Cultura

Heavy Metal en retrospectiva

  • Judas Priest, con los teloneros UDO y Blind Guardian, ofrecen un atronador concierto en el Auditorio Rocío Jurado dentro de su 'Epitaph Tour'.

Hace un tiempo los modernos empezaron a ponerse camisetas de Kiss y Iron Maiden, de Motörhead los más audaces. Un gesto meramente estético, y por supuesto irónico, que no oculta la evidencia de que el heavy es hoy, en términos de prestigio cultural, cutre, pobre, de chaval recién llegado del pueblo. Es complicado hablar de heavy metal, una música que a estas alturas se define por una paradoja fundamental: la de envolverse en la bandera de la rebeldía pero ser radicalmente conservadora. Complicado porque siempre se remonta a una especie de Año Cero en el que sus rasgos de estilo adquirieron consistencia y gravedad de norma inamovible. Todo ello -y aquí queríamos llegar- hace que asistir a un concierto de heavy metal puro y (valga la redundancia) duro supone asomarse a una especie de bucle en el espacio-tiempo.

Allí nos encontramos a UDO y Blind Guardian, que el viernes visitaron Sevilla como teloneros de Judas Priest, pioneros y creadores en buena medida del canon del género, ahora en (relativa) retirada de los escenarios que llevan pisando una friolera de años. En un Auditorio de la Cartuja que no llegó a llenarse, ante un público en el que no faltaban veinteañeros pero en el que había sobre todo veteranos de 40 para arriba, abrió la tanda el alemán Udo Dirkschneider, antiguo cantante de Accept desde hace años al frente de su propio proyecto, UDO. Él recio, muy ortodoxo y llevando su castigada garganta de 60 años al límite durante algo menos de una hora; y sus compatriotas Blind Guardian, con una concepción más sinfónica del sonido, también más técnica, más melódica y emocional, con ocasionales aires medievales y tono permanente de fábula nórdica o tolkeniana; ambos grupos, cada uno a su manera, caldearon el ambiente para los protagonistas, que aparecieron cinco minutos antes de las once de la noche.

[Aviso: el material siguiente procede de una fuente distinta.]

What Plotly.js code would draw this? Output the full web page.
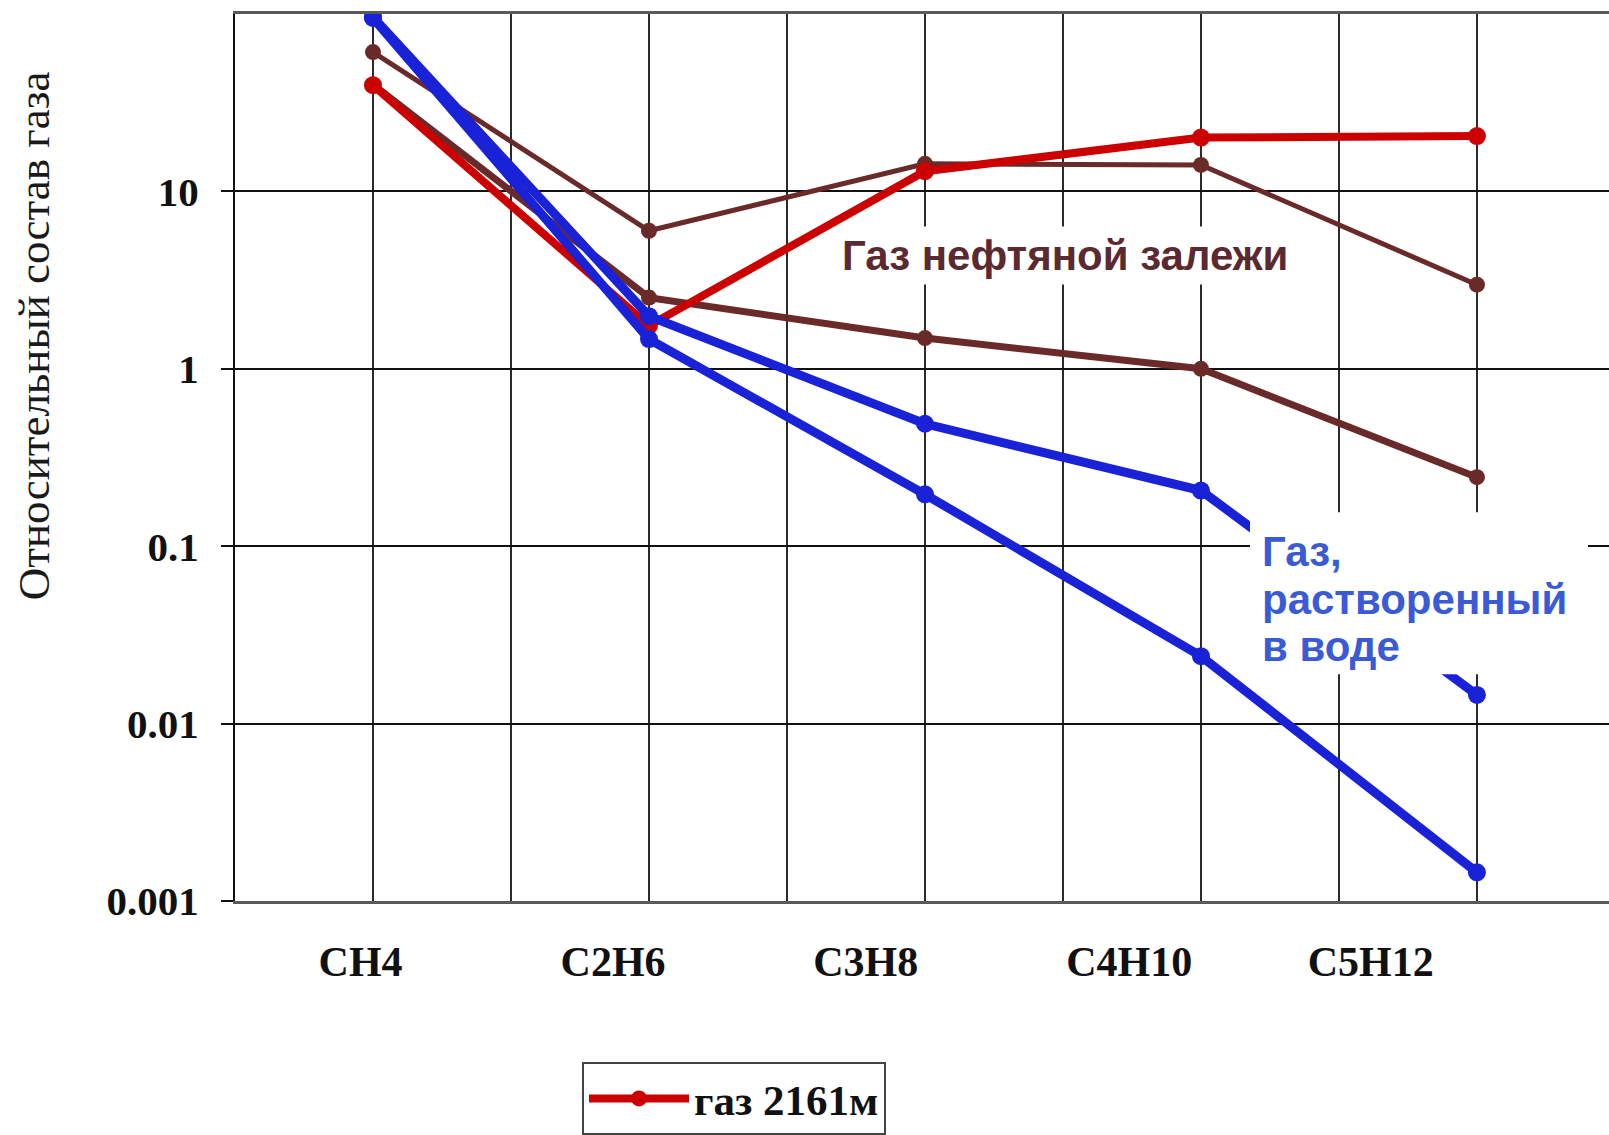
<!DOCTYPE html>
<html>
<head>
<meta charset="utf-8">
<script src="https://cdn.plot.ly/plotly-3.0.1.min.js"></script>
<style>
  html, body { margin: 0; padding: 0; background: #ffffff; }
  #chart { width: 1609px; height: 1135px; }
</style>
</head>
<body>
<div id="chart"></div>
<script>
// Hydrocarbon components and where each sits on the grid (grid step = 1)
const components = ['CH4', 'C2H6', 'C3H8', 'C4H10', 'C5H12'];
const componentX = [1, 3, 5, 7, 9];
const categoryLabelX = [0.91, 2.74, 4.57, 6.48, 8.23];

// Relative gas composition, log scale
const gas2161 = [39.7, 1.75, 13.0, 20.1, 20.5];
const oilGasUpper = [61, 6.0, 14.3, 14.1, 2.98];
const oilGasLower = [40, 2.52, 1.49, 1.0, 0.245];
const waterGasUpper = [96, 1.98, 0.49, 0.206, 0.0145];
const waterGasLower = [95, 1.47, 0.196, 0.024, 0.00145];

// Y axis ticks
const yTickVals = [0.001, 0.01, 0.1, 1, 10];
const yTickText = ['0.001', '0.01', '0.1', '1', '10'];

// Label texts
const yTitle = 'Относительный состав газа';
const oilLabel = 'Газ нефтяной залежи';
const waterLabelLines = ['Газ,', 'растворенный', 'в воде'];

const RED = '#cc0000';
const BLUE = '#1a22d8';
const BROWN = '#6b2a2a';

// Plot frame in pixels, used to turn pixel spots into paper fractions
const W = 1609, H = 1135;
const M = { l: 235, r: 0, t: 14, b: 229 };
const plotW = W - M.l - M.r;
const plotH = H - M.t - M.b;
const px = v => (v - M.l) / plotW;
const py = v => (H - M.b - v) / plotH;

function series(y, color, width, markerSize, name, showLegend) {
  return {
    type: 'scatter',
    mode: 'lines+markers',
    x: componentX,
    y: y,
    name: name,
    showlegend: showLegend,
    line: { color: color, width: width },
    marker: { color: color, size: markerSize },
    hoverinfo: 'skip'
  };
}

const traces = [
  series(oilGasUpper, BROWN, 5, 16, 'газ нефтяной залежи 1', false),
  series(oilGasLower, BROWN, 7, 16, 'газ нефтяной залежи 2', false),
  series(gas2161, RED, 8, 18, 'газ 2161м', true),
  series(waterGasUpper, BLUE, 9, 18, 'газ в воде 1', false),
  series(waterGasLower, BLUE, 9, 18, 'газ в воде 2', false)
];

const serif = 'Liberation Serif, Times New Roman, serif';
const sans = 'Liberation Sans, Arial, sans-serif';

const waterFont = { family: sans, size: 42, color: '#3a5bd5', weight: 'bold' };
const waterLineY = [555, 603, 650];

const annotations = [
  {
    xref: 'paper', yref: 'paper',
    x: px(34), y: py(338),
    xanchor: 'center', yanchor: 'middle',
    text: yTitle,
    textangle: -90,
    showarrow: false,
    font: { family: serif, size: 45, color: '#1a1a1a' }
  },
  {
    xref: 'paper', yref: 'paper',
    x: px(1065), y: py(257),
    xanchor: 'center', yanchor: 'middle',
    text: oilLabel,
    showarrow: false,
    bgcolor: '#ffffff',
    borderpad: 5,
    font: { family: sans, size: 42, color: '#5b2a30', weight: 'bold' }
  }
].concat(waterLabelLines.map((t, i) => ({
  xref: 'paper', yref: 'paper',
  x: px(1260), y: py(waterLineY[i]),
  xanchor: 'left', yanchor: 'middle',
  align: 'left',
  text: t,
  showarrow: false,
  font: waterFont
})));

const layout = {
  width: W,
  height: H,
  margin: M,
  paper_bgcolor: '#ffffff',
  plot_bgcolor: '#ffffff',
  showlegend: true,
  xaxis: {
    range: [0, 9.957],
    tickmode: 'array',
    tickvals: categoryLabelX,
    ticktext: components,
    ticks: '',
    showgrid: false,
    zeroline: false,
    showline: true,
    mirror: true,
    linecolor: '#5a5a5a',
    linewidth: 3,
    ticklabelstandoff: 22,
    tickfont: { family: serif, size: 42, color: '#111111', weight: 'bold' },
    minor: {
      tick0: 0,
      dtick: 1,
      showgrid: true,
      gridcolor: '#2a2a2a',
      gridwidth: 2,
      ticks: ''
    }
  },
  yaxis: {
    type: 'log',
    range: [-3, 2],
    tickmode: 'array',
    tickvals: yTickVals,
    ticktext: yTickText,
    ticks: 'outside',
    ticklen: 12,
    tickwidth: 2,
    tickcolor: '#111111',
    showgrid: true,
    gridcolor: '#111111',
    gridwidth: 2,
    zeroline: false,
    showline: true,
    linecolor: '#111111',
    linewidth: 2,
    ticklabelstandoff: 14,
    tickfont: { family: serif, size: 41, color: '#111111', weight: 'bold' },
    automargin: false
  },
  legend: {
    x: px(582),
    xanchor: 'left',
    y: py(1068),
    yanchor: 'top',
    bgcolor: '#ffffff',
    bordercolor: '#444444',
    borderwidth: 2,
    font: { family: serif, size: 43, color: '#111111', weight: 'bold' },
    itemwidth: 100
  },
  shapes: [
    {
      // white panel behind the dissolved-gas label
      type: 'rect',
      xref: 'paper', yref: 'paper',
      x0: px(1250), x1: px(1588),
      y0: py(678), y1: py(515),
      fillcolor: '#ffffff',
      line: { width: 0 },
      layer: 'above'
    }
  ],
  annotations: annotations
};

Plotly.newPlot('chart', traces, layout, { staticPlot: true, displayModeBar: false });
</script>
</body>
</html>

En ese momento se encendieron las pantallas de centenares de móviles para grabar el comienzo del espectáculo, con Rapid fire. También se encendieron las luces alarma, porque Rob Halford, el legendario frontman de Judas Priest, se saltó alegremente los estribillos, de mayor exigencia vocal, aunque pronto la sospecha se disipó porque el icónico cantante, todo cuero, látex, gabardina y tachuelas, empezó a entonarse, es verdad que con el botón del delay echando humo en la mesa de controles para llenar más el espacio del Auditorio, que nunca se caracterizó por su calidad de sonido y la noche del viernes, tampoco. Pero el caso es que se vino arriba y con él la banda, que puso a pleno rendimiento el martillo pilón y despachó a diestro y siniestro los manierismos de una música que en cierto modo es un manierismo en sí misma: los solos espídicos deslizándose peligrosamente hacia el solipsismo, la exhibición culturista de doble bombo con acrobacia inverosímil de baquetas volando por los cielos, los agudos vocales de magnitud y duración épicas, los agresivos riffs entrelazados formando un muro de sonido que baje Phil Spector y lo toque: cemento armado.

Tanta contundencia, y tan a mansalva, que el resultado era entumecedor. Guitarras aplastantes, asesinas, que de tamaña saturación, al rato se volvieron romas, ruido de fondo. Sin embargo, tras Diamond & rust, una versión acorazada del tema original de Joan Baez, el concierto tomó otro aire. Un aire de retrospectiva, no sólo porque una pantalla fuera mostrando las cubiertas de los discos más emblemáticos del grupo, o porque Halford disertara de vez en cuando, didáctico y orgulloso, sobre los hitos del mismo. De la larguísima andadura del grupo, en activo desde el 69, dieron fe también -sobre todo- los sutiles pero reveladores cambios de sensibilidad en sus canciones: desde las más tempranas, aún con remotas huellas zeppelinianas, a las más -a su manera- futuristas, frías y agresivas, ya con la raíz blues extirpada de un rock centrifugado hasta su difuminación.

Judas is rising, Turbolover, Victim of changes, Beyond the realms of death y Hell bent for leather, todos ellos entre las preceptivas lenguas de fuego y apologías a la cosa motera, fueron algunos de los temas más celebrados por los espectadores, que siguieron la actuación con verdadero ardor guerrero y se llevaron la desconcertante propina de ver a Halford besando repetidas veces la bandera española como muchacho en la jura del cuartel, antes de arrancarse con unos melismas dignos de Joselito, el de la voz de oro. Ya de vuelta en su negociado, con una atronadora Living after midnight, acabó una noche de electricidad desbocada y -como dirían los clásicos nacionales- volumen brutal.